Text-Conditioned Generative Model of 3D Strand-based Human Hairstyles
Given a text description, our method produces realistic human 3D strand-based hairstyles. To do that we train the diffusion model in the latent space of a hairstyle using a shared UV space. By leveraging 2D visual question-answering (VQA) systems, we automatically annotate synthetic hair models that are generated from a small set of artist-created hairstyles. We condition our diffusion model on this hairstyle description using a powerful cross-attention procedure.

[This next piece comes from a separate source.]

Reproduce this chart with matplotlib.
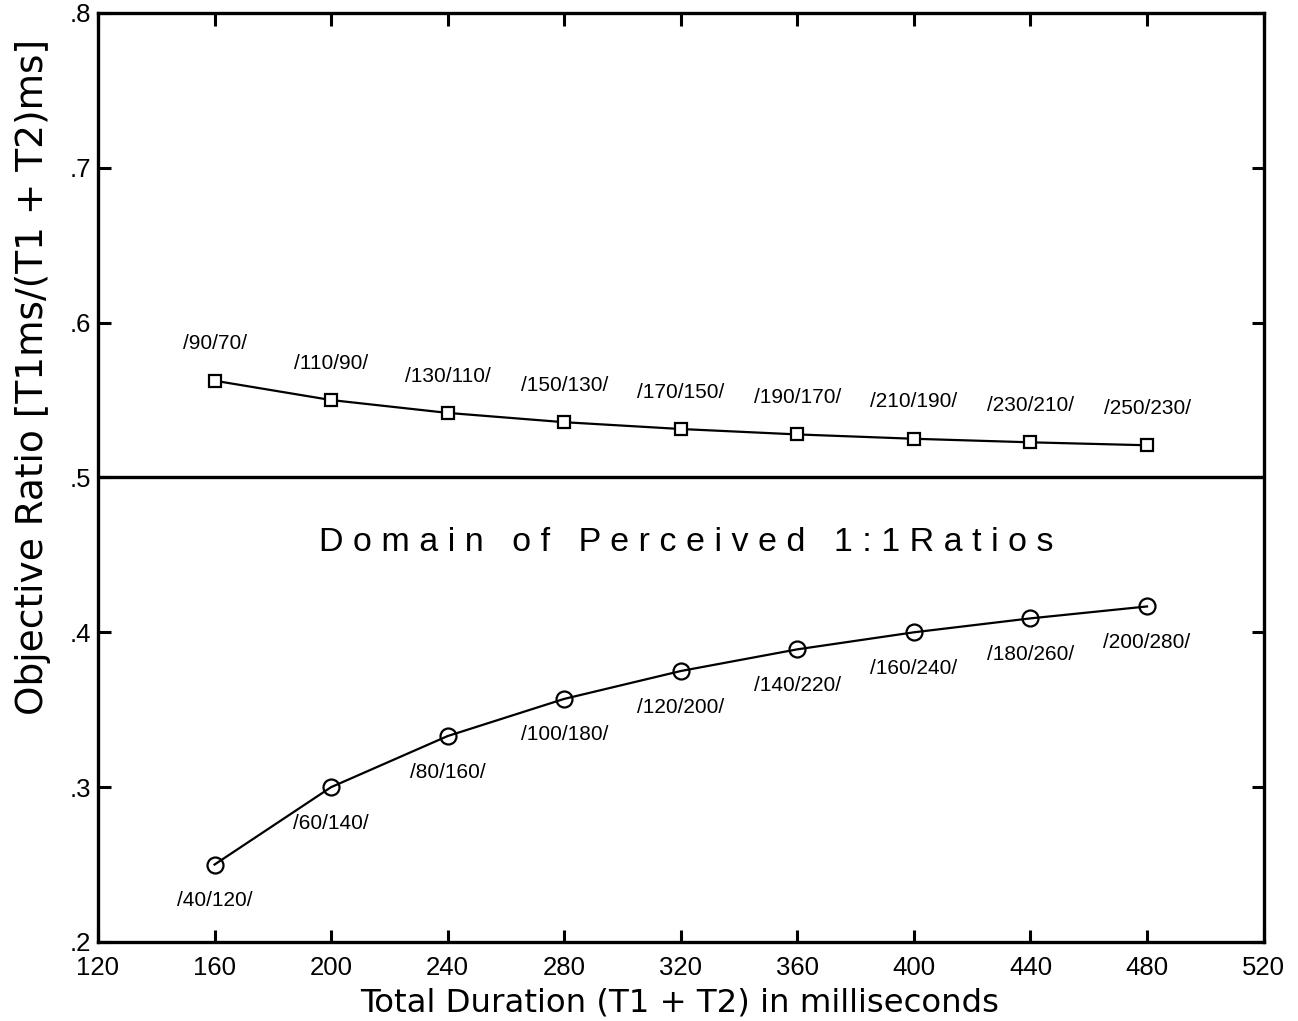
import matplotlib
matplotlib.use("Agg")
import matplotlib.pyplot as plt

plt.rcParams['font.family'] = ['Liberation Sans', 'DejaVu Sans']

durations = [160, 200, 240, 280, 320, 360, 400, 440, 480]
upper_ratio = [0.5625, 0.550, 0.5417, 0.5357, 0.5313, 0.5278, 0.525, 0.5227, 0.5208]
upper_labels = ["/90/70/", "/110/90/", "/130/110/", "/150/130/", "/170/150/",
                "/190/170/", "/210/190/", "/230/210/", "/250/230/"]
lower_ratio = [0.250, 0.300, 0.333, 0.357, 0.375, 0.389, 0.400, 0.409, 0.4167]
lower_labels = ["/40/120/", "/60/140/", "/80/160/", "/100/180/", "/120/200/",
                "/140/220/", "/160/240/", "/180/260/", "/200/280/"]
xticks = [120, 160, 200, 240, 280, 320, 360, 400, 440, 480, 520]
yticks = [0.2, 0.3, 0.4, 0.5, 0.6, 0.7, 0.8]
ytick_labels = [".2", ".3", ".4", ".5", ".6", ".7", ".8"]
domain_words = ["Domain", "of", "Perceived", "1:1Ratios"]

fig = plt.figure(figsize=(12.98, 10.21), dpi=100)
ax = fig.add_axes([0.0755, 0.0774, 0.898, 0.9099])

ax.plot(durations, upper_ratio, color='black', lw=1.6, marker='s', ms=8.5,
        mfc='white', mec='black', mew=1.6)
ax.plot(durations, lower_ratio, color='black', lw=1.6, marker='o', ms=11.5,
        mfc='none', mec='black', mew=1.6)
ax.axhline(0.5, color='black', lw=2.4)

for x, y, t in zip(durations, upper_ratio, upper_labels):
    ax.annotate(t, (x, y), xytext=(0, 26.5), textcoords='offset points',
                ha='center', va='center', fontsize=15)
for x, y, t in zip(durations, lower_ratio, lower_labels):
    ax.annotate(t, (x, y), xytext=(0, -26), textcoords='offset points',
                ha='center', va='center', fontsize=15)

domain_str = "   ".join(" ".join(list(w)) for w in domain_words)
ax.text(322, 0.458, domain_str, ha='center', va='center', fontsize=24.5)

ax.set_xlim(120, 520)
ax.set_ylim(0.2, 0.8)
ax.set_xticks(xticks)
ax.set_xticklabels([str(v) for v in xticks])
ax.set_yticks(yticks)
ax.set_yticklabels(ytick_labels)
ax.tick_params(direction='in', length=9, width=2.2, labelsize=18.5,
               top=True, right=True)
ax.tick_params(axis='x', pad=10)
ax.tick_params(axis='y', pad=5)
for s in ax.spines.values():
    s.set_linewidth(2.4)

ax.set_xlabel("Total Duration (T1 + T2) in milliseconds", fontsize=23.3,
              family='DejaVu Sans')
ax.xaxis.set_label_coords(0.499, -0.049)
ax.set_ylabel("Objective Ratio [T1ms/(T1 + T2)ms]", fontsize=27,
              family='DejaVu Sans')
ax.yaxis.set_label_coords(-0.040, 0.608)

fig.savefig("out.png", dpi=100, facecolor='white')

The usage of a 3D strand-based geometry representation allows generated hairstyles to be easily incorporated into existing computer graphics pipelines for simulation and rendering.
We present HAAR, a new strand-based generative model for 3D human hairstyles. Specifically, based on textual inputs, HAAR produces 3D hairstyles that could be used as production-level assets in modern computer graphics engines. Current AI-based generative models take advantage of powerful 2D priors to reconstruct 3D content in the form of point clouds, meshes, or volumetric functions. However, by using the 2D priors, they are intrinsically limited to only recovering the visual parts. Highly occluded hair structures can not be reconstructed with those methods, and they only model the "outer shell", which is not ready to be used in physics-based rendering or simulation pipelines. In contrast, we propose a first text-guided generative method that uses 3D hair strands as an underlying representation. Leveraging 2D visual question-answering (VQA) systems, we automatically annotate synthetic hair models that are generated from a small set of artist-created hairstyles. This allows us to train a latent diffusion model that operates in a common hairstyle UV space. In qualitative and quantitative studies, we demonstrate the capabilities of the proposed model and compare it to existing hairstyle generation approaches.